Delacroix joue sur les transparences en entrelaçant les teintes.
Analyse
Objet de curiosité et de fantasmes aux XVIIe et XVIIIe l’Orient alimente le rêve et inspire les écrivains et les artistes du XIXe
Au XIXe Delacroix ne s’assimile pas aux courants picturaux de son temps et préfère s’en remettre à son imagination.
il écrit dans son journal :
« devant la nature elle même, c’est notre imagination qui fait le tableau ».
Delacroix a une approche onirique de la peinture.
Il retient du Romantisme l’idée du sentiment qui est une occasion de s’ouvrir au monde du rêve. Le rêve constitue sa propre réalité.
Dans cette oeuvre Delacroix donne à voir trois jeunes femmes arabes se prélassant dans l’intérieur d’un harem. Les femmes sont belles et leur beauté se remarque, elles occupent le devant du tableau.
Selon Baudelaire, les femmes de la toile seraient malheureuses avant d’être belles : » elles cachent dans leurs yeux un secret douloureux ».
Quant au critique Paul de Saint-Victor, il ressent de « la mélancolie inexprimable » qui « s’exhale de cette chambre splendide et funèbre »du harem où se détendent les femmes d’Alger.
Le personnage féminin que Delacroix cherche à comprendre à découvrir à travers le filtre de ses propres rêves, conserve une part de mystère.

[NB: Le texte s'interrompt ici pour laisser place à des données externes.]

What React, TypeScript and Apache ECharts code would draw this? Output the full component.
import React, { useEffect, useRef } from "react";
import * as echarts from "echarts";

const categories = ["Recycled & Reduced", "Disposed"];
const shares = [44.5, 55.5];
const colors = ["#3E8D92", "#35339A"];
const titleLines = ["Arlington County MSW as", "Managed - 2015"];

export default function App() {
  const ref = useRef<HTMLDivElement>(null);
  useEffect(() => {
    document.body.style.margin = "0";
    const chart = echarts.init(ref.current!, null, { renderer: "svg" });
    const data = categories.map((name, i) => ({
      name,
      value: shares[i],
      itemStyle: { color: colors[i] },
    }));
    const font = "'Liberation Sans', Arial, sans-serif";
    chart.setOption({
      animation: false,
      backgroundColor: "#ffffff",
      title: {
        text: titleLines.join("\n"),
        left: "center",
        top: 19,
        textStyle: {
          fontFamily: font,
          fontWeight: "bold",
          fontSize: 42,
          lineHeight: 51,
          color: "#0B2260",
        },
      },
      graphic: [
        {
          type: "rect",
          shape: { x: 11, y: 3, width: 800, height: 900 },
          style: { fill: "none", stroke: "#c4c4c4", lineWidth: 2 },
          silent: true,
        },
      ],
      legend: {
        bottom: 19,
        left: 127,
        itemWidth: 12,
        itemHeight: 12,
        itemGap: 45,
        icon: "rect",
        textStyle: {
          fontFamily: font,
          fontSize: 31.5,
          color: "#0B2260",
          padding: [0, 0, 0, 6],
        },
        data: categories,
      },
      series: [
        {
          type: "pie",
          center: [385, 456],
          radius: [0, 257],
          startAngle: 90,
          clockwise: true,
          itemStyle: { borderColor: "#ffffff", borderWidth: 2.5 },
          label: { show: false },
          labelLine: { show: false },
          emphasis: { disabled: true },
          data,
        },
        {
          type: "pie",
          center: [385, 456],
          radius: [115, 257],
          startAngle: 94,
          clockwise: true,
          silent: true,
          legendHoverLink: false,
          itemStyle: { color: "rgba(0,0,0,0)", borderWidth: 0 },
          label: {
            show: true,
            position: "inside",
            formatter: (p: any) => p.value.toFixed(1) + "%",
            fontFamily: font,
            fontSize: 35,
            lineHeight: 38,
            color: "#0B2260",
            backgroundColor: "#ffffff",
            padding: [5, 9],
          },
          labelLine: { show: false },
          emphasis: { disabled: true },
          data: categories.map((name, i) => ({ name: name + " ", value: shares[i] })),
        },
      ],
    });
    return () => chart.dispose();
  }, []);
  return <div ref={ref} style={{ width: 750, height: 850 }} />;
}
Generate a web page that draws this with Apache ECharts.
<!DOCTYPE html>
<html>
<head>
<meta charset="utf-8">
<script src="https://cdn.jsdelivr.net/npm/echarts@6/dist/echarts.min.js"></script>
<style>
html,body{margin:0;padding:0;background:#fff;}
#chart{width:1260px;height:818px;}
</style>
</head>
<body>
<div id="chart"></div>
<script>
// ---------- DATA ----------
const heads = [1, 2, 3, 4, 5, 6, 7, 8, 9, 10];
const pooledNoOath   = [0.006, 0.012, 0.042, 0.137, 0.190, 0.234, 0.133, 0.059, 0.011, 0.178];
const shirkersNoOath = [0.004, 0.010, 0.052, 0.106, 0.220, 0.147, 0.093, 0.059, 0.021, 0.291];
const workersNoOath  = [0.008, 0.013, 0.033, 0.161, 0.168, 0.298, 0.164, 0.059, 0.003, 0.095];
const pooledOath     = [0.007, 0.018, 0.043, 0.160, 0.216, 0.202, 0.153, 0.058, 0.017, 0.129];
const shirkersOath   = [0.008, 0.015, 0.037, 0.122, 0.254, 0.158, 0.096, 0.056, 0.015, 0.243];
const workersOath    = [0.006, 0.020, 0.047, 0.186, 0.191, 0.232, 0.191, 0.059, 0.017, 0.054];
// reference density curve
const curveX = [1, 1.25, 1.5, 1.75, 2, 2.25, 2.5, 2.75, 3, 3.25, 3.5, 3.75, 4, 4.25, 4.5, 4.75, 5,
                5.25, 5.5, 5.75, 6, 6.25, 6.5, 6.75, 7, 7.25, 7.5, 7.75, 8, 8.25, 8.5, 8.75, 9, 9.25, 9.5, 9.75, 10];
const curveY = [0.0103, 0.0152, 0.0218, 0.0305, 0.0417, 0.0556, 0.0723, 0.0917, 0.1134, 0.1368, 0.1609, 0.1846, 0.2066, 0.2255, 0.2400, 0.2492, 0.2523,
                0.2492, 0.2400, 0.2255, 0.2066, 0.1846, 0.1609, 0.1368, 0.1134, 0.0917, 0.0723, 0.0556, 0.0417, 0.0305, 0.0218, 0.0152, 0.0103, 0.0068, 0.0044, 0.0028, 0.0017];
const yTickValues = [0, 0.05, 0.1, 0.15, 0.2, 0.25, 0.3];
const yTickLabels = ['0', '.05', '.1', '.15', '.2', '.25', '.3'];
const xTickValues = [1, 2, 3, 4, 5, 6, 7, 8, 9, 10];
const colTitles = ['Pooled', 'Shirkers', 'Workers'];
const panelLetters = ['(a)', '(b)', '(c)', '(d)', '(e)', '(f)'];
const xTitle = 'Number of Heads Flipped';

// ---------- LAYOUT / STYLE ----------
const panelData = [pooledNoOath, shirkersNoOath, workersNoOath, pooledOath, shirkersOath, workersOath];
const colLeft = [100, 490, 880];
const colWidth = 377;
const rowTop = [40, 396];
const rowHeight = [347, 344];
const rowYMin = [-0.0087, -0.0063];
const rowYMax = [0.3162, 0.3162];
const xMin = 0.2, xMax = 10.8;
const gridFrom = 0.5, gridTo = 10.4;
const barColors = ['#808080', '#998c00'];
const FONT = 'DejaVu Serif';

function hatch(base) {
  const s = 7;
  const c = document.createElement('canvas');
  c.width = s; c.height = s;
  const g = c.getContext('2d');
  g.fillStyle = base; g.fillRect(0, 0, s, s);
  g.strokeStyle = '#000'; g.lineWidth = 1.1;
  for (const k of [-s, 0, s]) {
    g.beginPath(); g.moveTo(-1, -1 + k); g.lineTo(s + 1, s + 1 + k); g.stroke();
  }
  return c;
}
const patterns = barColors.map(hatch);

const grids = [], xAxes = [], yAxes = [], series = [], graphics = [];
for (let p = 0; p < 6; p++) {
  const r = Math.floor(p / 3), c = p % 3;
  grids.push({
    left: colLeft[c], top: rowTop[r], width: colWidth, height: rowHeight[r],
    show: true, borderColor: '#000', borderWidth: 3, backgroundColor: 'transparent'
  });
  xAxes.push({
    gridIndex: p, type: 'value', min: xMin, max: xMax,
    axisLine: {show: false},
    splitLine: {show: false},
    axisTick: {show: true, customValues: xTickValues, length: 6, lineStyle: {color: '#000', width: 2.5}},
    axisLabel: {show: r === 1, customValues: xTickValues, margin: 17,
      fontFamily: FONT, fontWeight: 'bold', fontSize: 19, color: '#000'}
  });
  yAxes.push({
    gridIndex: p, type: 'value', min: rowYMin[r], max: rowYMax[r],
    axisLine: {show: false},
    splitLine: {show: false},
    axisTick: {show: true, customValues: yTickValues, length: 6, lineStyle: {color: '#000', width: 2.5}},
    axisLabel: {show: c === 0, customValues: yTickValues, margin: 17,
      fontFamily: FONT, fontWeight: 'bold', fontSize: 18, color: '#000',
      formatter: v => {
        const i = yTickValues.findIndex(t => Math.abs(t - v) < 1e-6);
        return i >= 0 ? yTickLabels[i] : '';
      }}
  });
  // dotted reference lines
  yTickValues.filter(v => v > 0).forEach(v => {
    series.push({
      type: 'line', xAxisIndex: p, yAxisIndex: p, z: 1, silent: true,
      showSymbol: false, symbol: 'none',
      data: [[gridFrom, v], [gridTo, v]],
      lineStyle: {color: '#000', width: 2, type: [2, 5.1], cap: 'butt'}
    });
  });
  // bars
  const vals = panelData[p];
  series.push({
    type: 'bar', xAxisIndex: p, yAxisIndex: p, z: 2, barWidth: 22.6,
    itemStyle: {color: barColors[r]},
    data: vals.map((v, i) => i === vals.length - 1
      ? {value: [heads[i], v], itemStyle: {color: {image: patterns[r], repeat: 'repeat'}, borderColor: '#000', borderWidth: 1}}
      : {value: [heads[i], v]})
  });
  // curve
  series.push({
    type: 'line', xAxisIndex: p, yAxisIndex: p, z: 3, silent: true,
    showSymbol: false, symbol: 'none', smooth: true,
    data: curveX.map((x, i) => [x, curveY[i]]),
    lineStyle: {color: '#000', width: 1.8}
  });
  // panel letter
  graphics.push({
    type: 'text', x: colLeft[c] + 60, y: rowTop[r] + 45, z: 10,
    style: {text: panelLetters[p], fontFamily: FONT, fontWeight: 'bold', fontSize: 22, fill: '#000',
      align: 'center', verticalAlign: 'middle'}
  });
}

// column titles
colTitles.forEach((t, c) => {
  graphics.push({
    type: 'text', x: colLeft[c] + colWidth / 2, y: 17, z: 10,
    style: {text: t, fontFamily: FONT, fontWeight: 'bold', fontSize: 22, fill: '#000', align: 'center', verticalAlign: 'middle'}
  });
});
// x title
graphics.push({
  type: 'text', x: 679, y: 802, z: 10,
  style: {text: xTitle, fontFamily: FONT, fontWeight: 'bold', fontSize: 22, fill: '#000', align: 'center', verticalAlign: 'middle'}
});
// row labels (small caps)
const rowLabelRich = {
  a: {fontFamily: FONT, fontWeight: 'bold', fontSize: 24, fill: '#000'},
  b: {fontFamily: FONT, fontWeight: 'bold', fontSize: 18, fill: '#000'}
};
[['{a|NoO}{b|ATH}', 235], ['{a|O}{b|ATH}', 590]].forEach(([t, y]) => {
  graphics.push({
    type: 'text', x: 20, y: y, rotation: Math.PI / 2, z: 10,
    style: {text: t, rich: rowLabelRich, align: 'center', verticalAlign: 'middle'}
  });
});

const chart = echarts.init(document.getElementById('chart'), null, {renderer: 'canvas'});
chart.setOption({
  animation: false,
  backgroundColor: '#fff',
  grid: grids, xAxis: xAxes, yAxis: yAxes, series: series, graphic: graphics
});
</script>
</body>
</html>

Delacroix donne de l’importance aux dimensions physiques et décoratives de la femme, au lieu d’habitation le harem et, relègue, à l’arrière plan, tout ce qui constitue son aspect invisible.
Si Delacroix pense avoir compris la femme orientale, cette compréhension relève de l’illusion.
Toute la peinture de Delacroix se définit dans le rapport entre l’imaginaire et le réel, entre l’observation du vrai et l’impulsion du visionnaire.
Conclusion
Cézanne écrit « ces roses pâles et ces coussins brodés, cette babouche, toute cette limpidité…vous entre dans l’œil comme un verre de vin dans le gosier, et on est tout de suite ivre ».
Renoir dit « il n’y a pas de plus beau tableau au monde ».
Pour Renoir cette oeuvre « sent la pastille du sérail ».
Delacroix peint un univers dont l’exotisme a une tonalité explicitement érotique. la sensualité de ses femmes, leurs attitudes, suggèrent une lascivité inconcevable en Occident.
En bousculant les conventions et le conformisme bourgeois, Delacroix provoque une véritable révolution du regard.
Au début du XXe, l’Orient cessa d’inspirer la peinture française malgré l’ouverture à Alger en 1907 de la villa Abd el Tif, l’équivalant algérien de la villa Médicis. L’indépendance de l’Algérie en 1962 et la fermeture de cette institution sonneront le glas du courant orientaliste.